“The pile of clothes from last week is still there, and it looks dustier and more forlorn than it did a few days ago. I read somewhere that a train can rip the clothes right off you when it hits. It’s not that unusual, death by train. Two to three hundred a year, they say, so at least one every couple of days. I’m not sure how many of those are accidental. I look carefully, as the train rolls slowly past, for blood on the clothes, but I can’t see any.”
Some people watch soap operas; some people have enviable friends, and some people read erotic paperbacks; on the other side of the coin, some people rely on an overactive imagination. For Rachel Foster she rides the 8.04 from Ashbury to Euston every day to a job she no longer has and the 17.56 train in the evening to a home that is close to be taken away from her. All of this current devastation is occurring in a life she no longer control’s, which in turn expedites a massive distortion that will have great impact for her and the lives of a young couple that are crazy in love
Rachel Watson has had a rough last couple of years. With her husband Tom they were building what she thought was the makings of a beautiful life together. Within the confines of their first home together they’ve been putting their personal touches on their dream home. Outside the home they both have respectable careers, and were finally talking about starting a family. It was all going according to plan until the first crack appeared in the foundation in the form of one’s virility. Everything was ideal, until their first foray into In Vitro Fertilization ended up having an unfortunate result. With little money for another treatment, the writing seemed to be on the wall, at least for a little while. During the time after her treatment she had become more of a habitual drinker rather than a social drinker, Tom had become more distant and detached from the possibilities of being a parent. As days went along everything was unraveling very fast. After infidelities with a neighbour Rachel became more aggressive, ultimately leading this idyllic couple to divorce. The reader soon finds out that Rachel has been fired for going back to work drunk after a three hour lunch break with a client that the firm she worked for subsequently lost because of her discourteous nature and lack of professionalism. She has been given her eviction notice by her loyal high school friend for continuous drunken transgressions. Rachel has essentially lost everything she ever had, and now she’s beginning to lose her head.
“When did this house become so bloody small? When did my life become so boring? Is this really what I wanted? I can’t remember. All that I know is that a few months ago I was feeling better, and know I can’t think, I can’t sleep and I can’t draw and the urge to run is becoming overwhelming. At night when I lie awake I can hear it, quiet it but unrelenting, undeniable: a whisper in my head, slip away.”
In her own mind Rachel is an infertile, self-conscious, desperate, divorced, lonely, soon-to-be-homeless alcoholic with only a flicker of a light at the end of the tunnel to look forward too and live for. When all hope seems lost she still has Jess and Jason. By fixating on the smallest of details she has envisioned a life she would have had with Tom and now deeply regrets that she doesn’t. Ohhhh, how lovely would it be to live in the old Victorian house #15 on Blenheim St. Beautiful, carefree, loving, young, with the whole world ahead of them. But on one innocuous typical foggy English morning she sees Jess kissing a tall, dark, and handsome man that in fact is not Jason. This revelation stirs emotions in her and a feeling that something awful has happened to Jason. With her dire need of a purposeful life, coupled with her maniacal behavior and her growing drinking problem, this book will definitely leave you shaken and stirred.

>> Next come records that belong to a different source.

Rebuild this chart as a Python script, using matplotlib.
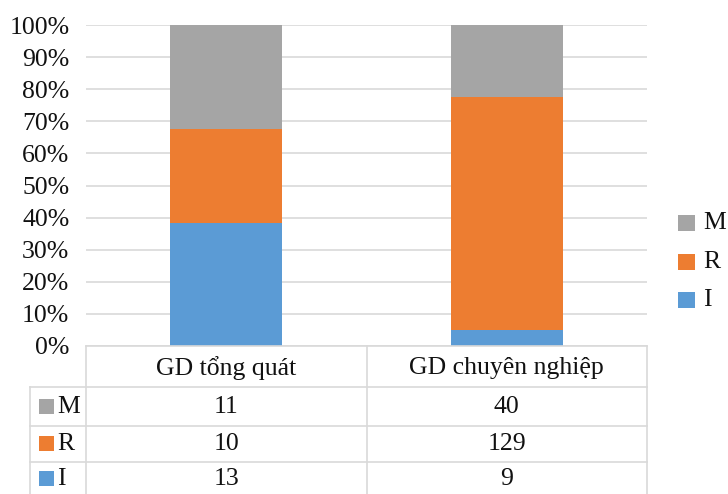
import matplotlib
matplotlib.use("Agg")
import matplotlib.pyplot as plt
from matplotlib.transforms import blended_transform_factory
from matplotlib.lines import Line2D
from matplotlib.patches import Rectangle
import numpy as np

categories = ["GD tổng quát", "GD chuyên nghiệp"]
series_names = ["I", "R", "M"]
I_vals = [13, 9]
R_vals = [10, 129]
M_vals = [11, 40]
colors = {"I": "#5B9BD5", "R": "#ED7D31", "M": "#A5A5A5"}
yticks = [0, 10, 20, 30, 40, 50, 60, 70, 80, 90, 100]

plt.rcParams['font.family'] = ['Liberation Serif', 'DejaVu Serif']
FS = 18.5
W, H = 728, 494
fig = plt.figure(figsize=(W / 100, H / 100), dpi=100)

def fy(py):
    return 1 - py / H

ax_left, ax_right, ax_top, ax_bot = 86, 647, 25, 346
ax = fig.add_axes([ax_left / W, fy(ax_bot), (ax_right - ax_left) / W, (ax_bot - ax_top) / H])

vals = {"I": np.array(I_vals, float), "R": np.array(R_vals, float), "M": np.array(M_vals, float)}
total = vals["I"] + vals["R"] + vals["M"]
x = np.arange(len(categories))
bottom = np.zeros(len(categories))
for s in series_names:
    pct = vals[s] / total * 100
    ax.bar(x, pct, width=0.4, bottom=bottom, color=colors[s], zorder=3)
    bottom += pct

ax.set_xlim(-0.5, len(categories) - 0.5)
ax.set_ylim(0, 100)
ax.set_yticks(yticks)
ax.set_yticklabels([f"{t}%" for t in yticks], fontsize=FS, color="#111111")
ax.tick_params(axis="y", length=0, pad=12)
ax.set_xticks([])
ax.grid(axis="y", color="#D9D9D9", linewidth=1.2, zorder=0)
for sp in ax.spines.values():
    sp.set_visible(False)

# Data table below the axis
tr = blended_transform_factory(ax.transData, fig.transFigure)
line_kw = dict(color="#D9D9D9", linewidth=1.2)
row_lines = [346, 387, 426, 462]
col_bounds = [-0.5 + i for i in range(len(categories) + 1)]
fig.add_artist(Line2D([-0.5, len(categories) - 0.5], [fy(346), fy(346)], transform=tr, **line_kw))
left_px = 30
for py in row_lines[1:]:
    fig.add_artist(Line2D([left_px / W, ax_right / W], [fy(py), fy(py)], transform=fig.transFigure, **line_kw))
for cb in col_bounds:
    fig.add_artist(Line2D([cb, cb], [fy(346), 0], transform=tr, **line_kw))
fig.add_artist(Line2D([left_px / W, left_px / W], [fy(387), 0], transform=fig.transFigure, **line_kw))

for i, c in enumerate(categories):
    fig.text(x[i], fy(368), c, transform=tr, ha="center", va="center", fontsize=FS, color="#111111")

row_centers = {"M": 407, "R": 444, "I": 479}
for s in ["M", "R", "I"]:
    cy = row_centers[s]
    for i in range(len(categories)):
        fig.text(x[i], fy(cy), f"{int(vals[s][i])}", transform=tr, ha="center", va="center",
                 fontsize=FS, color="#111111")
    fig.add_artist(Rectangle((39 / W, fy(cy + 7)), 15 / W, 15 / H, transform=fig.transFigure,
                             facecolor=colors[s], edgecolor="none"))
    fig.text(57 / W, fy(cy), s, ha="left", va="center", fontsize=FS, color="#111111")

leg_pos = {"M": 223, "R": 262, "I": 300}
for s in ["M", "R", "I"]:
    cy = leg_pos[s]
    fig.add_artist(Rectangle((678 / W, fy(cy + 8)), 17 / W, 16 / H, transform=fig.transFigure,
                             facecolor=colors[s], edgecolor="none"))
    fig.text(703 / W, fy(cy), s, ha="left", va="center", fontsize=FS, color="#111111")

fig.savefig("out.png", dpi=100)
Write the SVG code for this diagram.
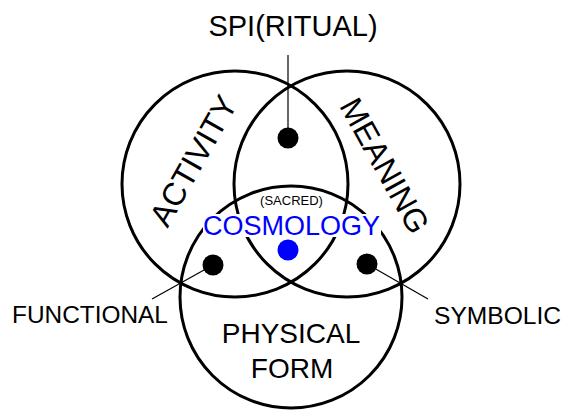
<svg xmlns="http://www.w3.org/2000/svg" width="563" height="413" viewBox="0 0 563 413">
<style>
.c{fill:none;stroke:#000;stroke-width:3}
.l{stroke:#000;stroke-width:1.2;fill:none}
.t{font-family:"Liberation Sans",Arial,sans-serif;fill:#000}
.d{fill:#000}
</style>
<rect width="563" height="413" fill="#fff"/>
<g id="activity">
<circle class="c" cx="235" cy="184" r="113"/>
<text class="t" font-size="32" text-anchor="middle" transform="translate(203,166) rotate(-60.5)">ACTIVITY</text>
</g>
<g id="meaning">
<circle class="c" cx="347" cy="184" r="113"/>
<text class="t" font-size="32" text-anchor="middle" transform="translate(375,171) rotate(61)">MEANING</text>
</g>
<g id="physical-form">
<circle class="c" cx="291" cy="297" r="111"/>
<text class="t" font-size="28" text-anchor="middle" x="291" y="343">PHYSICAL</text>
<text class="t" font-size="28" text-anchor="middle" x="292" y="378">FORM</text>
</g>
<g id="connectors">
<line class="l" x1="288" y1="55" x2="288" y2="138"/>
<line class="l" x1="213" y1="265" x2="152" y2="299"/>
<line class="l" x1="367" y1="264" x2="428" y2="299"/>
</g>
<g id="spiritual">
<circle class="d" cx="288" cy="138" r="10.5"/>
<text class="t" font-size="29" text-anchor="middle" x="293" y="36">SPI(RITUAL)</text>
</g>
<g id="functional">
<circle class="d" cx="213" cy="265" r="10.5"/>
<text class="t" font-size="24.4" x="12" y="323">FUNCTIONAL</text>
</g>
<g id="symbolic">
<circle class="d" cx="367" cy="264" r="10.5"/>
<text class="t" font-size="24.6" x="434" y="324">SYMBOLIC</text>
</g>
<g id="cosmology">
<rect x="203" y="214" width="178" height="23" fill="#fff"/>
<circle cx="288" cy="250" r="10.5" fill="#0000ff"/>
<text class="t" font-size="13" text-anchor="middle" x="291.5" y="205">(SACRED)</text>
<text font-family="'Liberation Sans',Arial,sans-serif" font-size="27" fill="#0000ff" text-anchor="middle" x="291.5" y="235">COSMOLOGY</text>
</g>
</svg>
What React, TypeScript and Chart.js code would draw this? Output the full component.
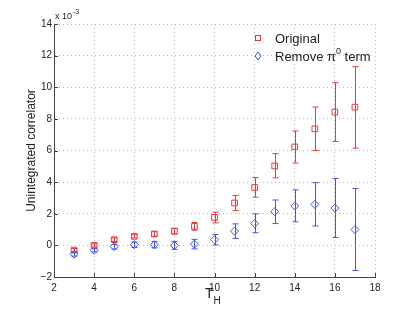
import React, { useEffect, useRef } from "react";
import { Chart, registerables } from "chart.js";

Chart.register(...registerables);

const tH = [3, 4, 5, 6, 7, 8, 9, 10, 11, 12, 13, 14, 15, 16, 17];
const originalVals = [-0.3, 0.0, 0.36, 0.57, 0.72, 0.9, 1.2, 1.77, 2.68, 3.66, 5.02, 6.23, 7.37, 8.43, 8.74];
const originalLow = [-0.4, -0.1, 0.25, 0.47, 0.58, 0.72, 0.96, 1.42, 2.2, 3.05, 4.27, 5.21, 6.0, 6.57, 6.15];
const originalHigh = [-0.2, 0.1, 0.47, 0.67, 0.86, 1.08, 1.45, 2.1, 3.16, 4.29, 5.8, 7.24, 8.75, 10.29, 11.3];
const removedVals = [-0.56, -0.31, -0.08, 0.04, 0.04, 0.0, 0.08, 0.36, 0.9, 1.38, 2.13, 2.49, 2.59, 2.36, 1.0];
const removedLow = [-0.68, -0.41, -0.23, -0.13, -0.16, -0.25, -0.22, 0.03, 0.44, 0.8, 1.38, 1.49, 1.23, 0.5, -1.59];
const removedHigh = [-0.44, -0.21, 0.07, 0.21, 0.24, 0.25, 0.38, 0.69, 1.36, 1.99, 2.87, 3.51, 3.97, 4.23, 3.6];

const RED = "rgb(240,55,55)";
const BLUE = "rgb(65,85,240)";
const FONT = "'Liberation Sans', Arial, Helvetica, sans-serif";

const errorBarPlugin = {
  id: "errorBars",
  afterDatasetsDraw(chart: any) {
    const { ctx, scales } = chart;
    const xs = scales.x;
    const ys = scales.y;
    const sets = [
      { low: originalLow, high: originalHigh, color: RED },
      { low: removedLow, high: removedHigh, color: BLUE },
    ];
    ctx.save();
    ctx.lineWidth = 1;
    sets.forEach((s) => {
      ctx.strokeStyle = s.color;
      tH.forEach((t, i) => {
        const x = Math.round(xs.getPixelForValue(t)) + 0.5;
        const y1 = ys.getPixelForValue(s.low[i]);
        const y2 = ys.getPixelForValue(s.high[i]);
        ctx.beginPath();
        ctx.moveTo(x, y1);
        ctx.lineTo(x, y2);
        ctx.moveTo(x - 3, y1);
        ctx.lineTo(x + 3, y1);
        ctx.moveTo(x - 3, y2);
        ctx.lineTo(x + 3, y2);
        ctx.stroke();
      });
    });
    ctx.restore();
  },
};

const decorPlugin = {
  id: "decor",
  afterDraw(chart: any) {
    const { ctx, scales, chartArea } = chart;
    const xs = scales.x;
    const ys = scales.y;
    ctx.save();
    // inward ticks
    ctx.strokeStyle = "#444";
    ctx.lineWidth = 1;
    ctx.beginPath();
    xs.ticks.forEach((t: any) => {
      const x = Math.round(xs.getPixelForValue(t.value)) + 0.5;
      ctx.moveTo(x, chartArea.bottom);
      ctx.lineTo(x, chartArea.bottom - 4);
    });
    ys.ticks.forEach((t: any) => {
      const y = Math.round(ys.getPixelForValue(t.value)) + 0.5;
      ctx.moveTo(chartArea.left, y);
      ctx.lineTo(chartArea.left + 4, y);
    });
    ctx.stroke();

    ctx.fillStyle = "#222";
    // exponent label
    ctx.textBaseline = "alphabetic";
    ctx.textAlign = "left";
    ctx.font = `9px ${FONT}`;
    ctx.fillText("x 10", chartArea.left + 1, chartArea.top - 5);
    const w = ctx.measureText("x 10").width;
    ctx.font = `7px ${FONT}`;
    ctx.fillText("-3", chartArea.left + 1 + w + 1, chartArea.top - 10);

    // y title
    ctx.save();
    ctx.translate(32, (chartArea.top + chartArea.bottom) / 2);
    ctx.rotate(-Math.PI / 2);
    ctx.textAlign = "center";
    ctx.textBaseline = "middle";
    ctx.font = `12px ${FONT}`;
    ctx.fillText("Unintegrated correlator", 0, 0);
    ctx.restore();

    // x title
    ctx.textAlign = "left";
    ctx.font = `14px ${FONT}`;
    ctx.fillText("T", 205, 298);
    const tw = ctx.measureText("T").width;
    ctx.font = `10px ${FONT}`;
    ctx.fillText("H", 205 + tw, 304);

    // legend
    const lx = 258;
    ctx.lineWidth = 1;
    ctx.strokeStyle = RED;
    ctx.strokeRect(lx - 2.5, 35.5, 5, 5);
    ctx.strokeStyle = BLUE;
    ctx.beginPath();
    ctx.moveTo(lx, 52);
    ctx.lineTo(lx + 3, 56);
    ctx.lineTo(lx, 60);
    ctx.lineTo(lx - 3, 56);
    ctx.closePath();
    ctx.stroke();
    ctx.fillStyle = "#222";
    ctx.font = `13px ${FONT}`;
    ctx.fillText("Original", 275, 43);
    ctx.fillText("Remove \u03c0", 275, 61);
    const rw = ctx.measureText("Remove \u03c0").width;
    ctx.font = `9px ${FONT}`;
    ctx.fillText("0", 275 + rw, 54);
    const zw = ctx.measureText("0").width;
    ctx.font = `13px ${FONT}`;
    ctx.fillText(" term", 275 + rw + zw, 61);
    ctx.restore();
  },
};

export default function App() {
  const ref = useRef<HTMLCanvasElement>(null);
  useEffect(() => {
    document.body.style.margin = "0";
    const mk = (vals: number[]) => tH.map((t, i) => ({ x: t, y: vals[i] }));
    const chart = new Chart(ref.current!, {
      type: "scatter",
      data: {
        datasets: [
          {
            label: "Original",
            data: mk(originalVals),
            pointStyle: "rect",
            pointRadius: 4,
            borderColor: RED,
            backgroundColor: "rgba(0,0,0,0)",
            borderWidth: 1,
          },
          {
            label: "Remove \u03c0\u2070 term",
            data: mk(removedVals),
            pointStyle: "rectRot",
            pointRadius: 4,
            borderColor: BLUE,
            backgroundColor: "rgba(0,0,0,0)",
            borderWidth: 1,
          },
        ],
      },
      options: {
        animation: false,
        responsive: false,
        devicePixelRatio: 1,
        layout: { padding: { left: 0, top: 24, right: 40, bottom: 0 } },
        plugins: { legend: { display: false }, tooltip: { enabled: false } },
        scales: {
          x: {
            type: "linear",
            min: 2,
            max: 18,
            ticks: { stepSize: 2, padding: 5, color: "#222", font: { family: FONT, size: 10 }, maxRotation: 0 },
            grid: { color: "#bbb", drawTicks: false },
            border: { display: true, color: "#444", dash: [1, 3] },
            afterFit: (s: any) => { s.height = 36; },
          },
          y: {
            type: "linear",
            min: -2,
            max: 14,
            ticks: {
              stepSize: 2,
              padding: 2,
              color: "#222",
              font: { family: FONT, size: 10 },
              callback: (v: any) => (v < 0 ? "\u2212" + Math.abs(v) : String(v)),
            },
            grid: { color: "#bbb", drawTicks: false },
            border: { display: true, color: "#444", dash: [1, 3] },
            afterFit: (s: any) => { s.width = 54; },
          },
        },
      },
      plugins: [errorBarPlugin, decorPlugin],
    });
    return () => chart.destroy();
  }, []);
  return (
    <div style={{ width: 415, height: 313, background: "#fff" }}>
      <canvas ref={ref} width={415} height={313} style={{ display: "block" }} />
    </div>
  );
}
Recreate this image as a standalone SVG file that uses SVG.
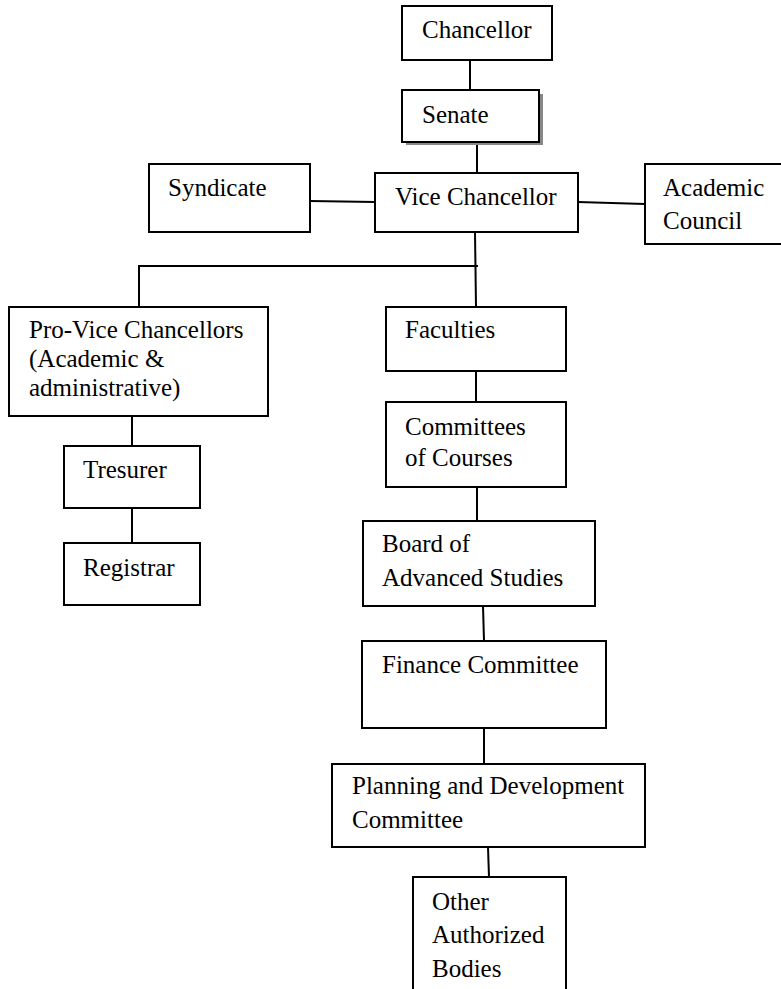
<svg xmlns="http://www.w3.org/2000/svg" width="781" height="989" viewBox="0 0 781 989">
<rect width="781" height="989" fill="#fff"/>
<g id="connectors" stroke="#000" stroke-width="2" fill="none">
<line x1="470" y1="60" x2="470" y2="90"/>
<line x1="477" y1="142" x2="477" y2="173"/>
<line x1="310" y1="201" x2="375" y2="202"/>
<line x1="578" y1="202" x2="645" y2="204"/>
<line x1="475" y1="232" x2="476" y2="307"/>
<line x1="138" y1="266" x2="478" y2="266"/>
<line x1="139" y1="266" x2="139" y2="307"/>
<line x1="132" y1="416" x2="132" y2="446"/>
<line x1="132" y1="508" x2="132" y2="543"/>
<line x1="476" y1="371" x2="476" y2="402"/>
<line x1="477" y1="487" x2="477" y2="521"/>
<line x1="483" y1="606" x2="484" y2="641"/>
<line x1="484" y1="728" x2="484" y2="764"/>
<line x1="488" y1="847" x2="489" y2="877"/>
</g>
<rect x="406" y="94" width="137" height="51" fill="#888"/>
<g id="boxes" fill="#fff" stroke="#000" stroke-width="2">
<rect id="chancellor" x="402" y="6" width="150" height="54"/>
<rect id="senate" x="402" y="90" width="137" height="52"/>
<rect id="syndicate" x="149" y="164" width="161" height="68"/>
<rect id="vice-chancellor" x="375" y="173" width="203" height="59"/>
<rect id="academic-council" x="645" y="164" width="140" height="80"/>
<rect id="pro-vice-chancellors" x="9" y="307" width="259" height="109"/>
<rect id="tresurer" x="64" y="446" width="136" height="62"/>
<rect id="registrar" x="64" y="543" width="136" height="62"/>
<rect id="faculties" x="386" y="307" width="180" height="64"/>
<rect id="committees-of-courses" x="386" y="402" width="180" height="85"/>
<rect id="board-of-advanced-studies" x="363" y="521" width="232" height="85"/>
<rect id="finance-committee" x="362" y="641" width="244" height="87"/>
<rect id="planning-and-development-committee" x="332" y="764" width="313" height="83"/>
<rect id="other-authorized-bodies" x="413" y="877" width="153" height="120"/>
</g>
<g id="labels" font-family="Liberation Serif" font-size="25" fill="#000">
<text x="422" y="38">Chancellor</text>
<text x="422" y="123">Senate</text>
<text x="168" y="196">Syndicate</text>
<text x="395" y="205">Vice Chancellor</text>
<text x="663" y="196">Academic</text>
<text x="663" y="229">Council</text>
<text x="29" y="338">Pro-Vice Chancellors</text>
<text x="29" y="367">(Academic &amp;</text>
<text x="29" y="396">administrative)</text>
<text x="83" y="478">Tresurer</text>
<text x="83" y="576">Registrar</text>
<text x="405" y="338">Faculties</text>
<text x="405" y="435">Committees</text>
<text x="405" y="466">of Courses</text>
<text x="382" y="552">Board of</text>
<text x="382" y="586">Advanced Studies</text>
<text x="382" y="673">Finance Committee</text>
<text x="352" y="794">Planning and Development</text>
<text x="352" y="828">Committee</text>
<text x="432" y="910">Other</text>
<text x="432" y="943">Authorized</text>
<text x="432" y="977">Bodies</text>
</g>
</svg>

There are very few characters in this book which leaves the level of mystery rather limited. However; the author does a great job in keeping the reader on their heels while slowly revealing the plot and other important elements of the story little bits at a time. There are not many likeable characters in this story, but I often felt empathetic towards them and their personal struggles. I know a lot of people will see commonalities between this story and Gone Girl or Rear Window, but I kept coming back to the British-French film Swimming Pool as a point of reference. The whole voyeuristic nature, witness to a crime, mental blockages, the mixing of fantasy and reality, and envy were hauntingly comparable. There are plenty of similarities that I couldn’t cast aside. I would recommend this book as it is a quick, engrossing, thrilling, and an engaging look into the lives of many and shared by more than you’d realize.
“The thought of her there both thrills and disappoints me, and then I feel sick for being disappointed. I don’t wish her ill, no matter how angry I was with her for cheating on Scott, for shattering my illusions about my perfect couple. No, it’s because I feel like I’m part of this mystery, I’m connected. I am no longer just a girl on the train, going back and forth without any point or purpose. I want Megan to turn up safe and sound. I do. Just not quite yet.”